We will start with the dataloading utilities. 

In [None]:
from torchvision.datasets import FashionMNIST
from torch.nn.functional import cross_entropy

# download dataset (~117M in size)
train_dataset = FashionMNIST('./data', train=True, download=True)
X_train = train_dataset.data # torch tensor of type uint8
y_train = train_dataset.targets # torch tensor of type Long
test_dataset = FashionMNIST('../data', train=False, download=True)
X_test = test_dataset.data
y_test = test_dataset.targets

# choose a subsample of 10% of the data:
idxs_train = torch.from_numpy(
    np.random.choice(X_train.shape[0], replace=False, size=X_train.shape[0]//10))
X_train, y_train = X_train[idxs_train], y_train[idxs_train]

print(f'X_train.shape = {X_train.shape}')
print(f'n_train: {X_train.shape[0]}, n_test: {X_test.shape[0]}')
print(f'Image size: {X_train.shape[1:]}')

f, ax = plt.subplots(1, 5, figsize=(20, 4))
for i, idx in enumerate(np.random.choice(X_train.shape[0], 5)):
    ax[i].imshow(X_train[idx], cmap='gray', vmin=0, vmax=255)
    ax[i].set_title(f'Label = {y_train[idx]}', fontsize=20)
    


# Normalize dataset: pixel values lie between 0 and 255
# Make them zero mean

X_train = X_train.float()  # convert to float32
X_train = X_train.view(-1, 784)  # flatten into a (n, d) shape
mean, std = X_train.mean(axis=0), X_train.std(axis=0)
X_train = (X_train - mean[None, :]) 

X_test = X_test.float()
X_test = X_test.view(-1, 784)
X_test = (X_test - mean[None, :])

n_class = np.unique(y_train).shape[0]

**A)** Code up a MLP with three hidden layers with 32, 16, and 12 hidden units respectively. We will use a batch size of 8 throughout. The objective function we will use is the multinomial logistic loss, also known in PyTorch as `cross_entropy`. 

You **may reuse** code from previous labs and demos for this part.

In [None]:
# TODO: your code here

**B)** Find the divergent learning rate.

**Note**: We changed the data pre-processing (our data no longer has unit variance), which could cause the divergent learning rate to be different from what we had in previous labs.

In [None]:
# TODO: your code here

**C)** We will implement averaged SGD with an exponentially moving average. 
In addition to the model parameters $w_t$, we 
also maintain a separate set of parameters $\bar w_t$ to serve as an average.
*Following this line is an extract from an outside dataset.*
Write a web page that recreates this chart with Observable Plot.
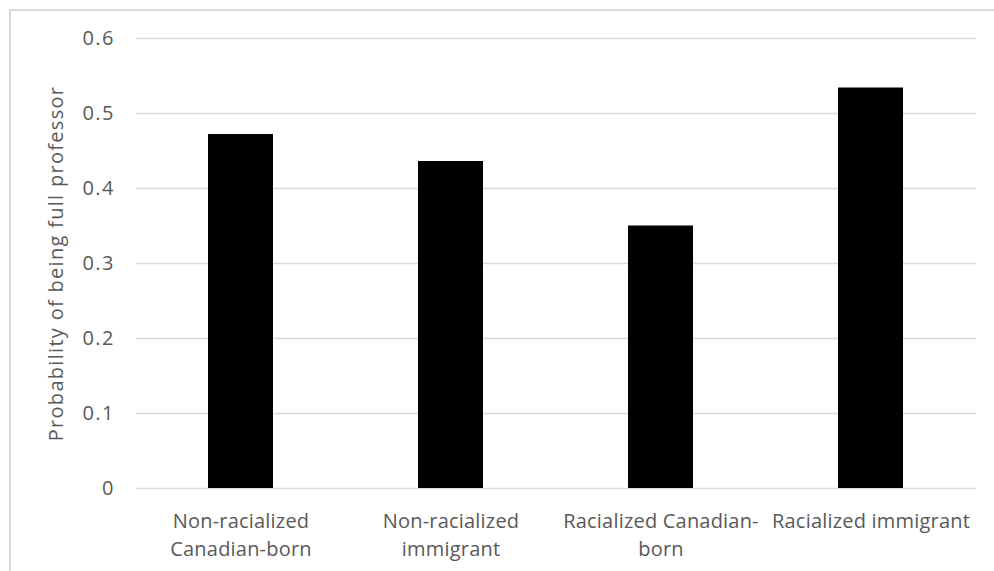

The updates of averaged SGD are
$$
    w_{t+1} = w_t - \eta g_t \\
    \bar w_{t+1} = (1 - \gamma) \bar w_t + \gamma w_{t+1},
$$
where $\eta$ is a learning rate, $g_t$ is a (minibatch) stochastic gradient at $w_t$ and $\gamma \in (0, 1)$ is an average weight. 

Some notes:
- the update of $w_t$ is identical to the regular SGD method. That is, the averaged parameter $\bar w_t$ is *not* used during the stochastic gradient updates. 
- The averaged parameter $\bar w_t$ is updated on the side and never to be used in model updates. We use $\bar w_t$ for logging only. 

Your task is to train the model for $25$ epochs and plot the train/test loss/accuracy for both the unaveraged model $w_t$ as well as the averaged_model $\bar w_t$ in the same plot. Use a batch size of $8$ and half the divergent learning rate you found in the previous part. We will use the average weight as $\gamma = 10^{-3}$.


**NOTE**: Do not include the logs of the first two passes through the data in the plot. This is because the inital loss is always very large and this tends to drown out the more interesting patterns we observe later on during training. 
 
    

In [None]:
# TODO: your code here

## Part 4: CNN Short Answer
Choose **1 from each section** of the following problems to complete.

**Section 1 (choose 1)**

a. Given a image of size =20 , what is the output shape if it is put through a convolutional neural net with kernel size=3, padding = 2, stride = 4, and number of out_channels = 16? Justify your answer based on the ideas of kernel size, padding, and stride. 

b. For text data, what does a stride of 2 correspond to? Specifically, what other common metric in text analysis could it be called?

c. Do we need a separate minimum pooling layer? Can you replace it with another operation?

**Section 2 (choose 1)**

c. What are the computational and statistical benefits of a stride larger than 1?

d. What is the computational cost of the pooling layer? Assume that the input to the pooling layer is of size $c\times h\times w$,the pooling window has a shape of $p_h \times p_w$ with a padding of $(p_h, p_w)$ and a stride of $(s_h, s_w)$.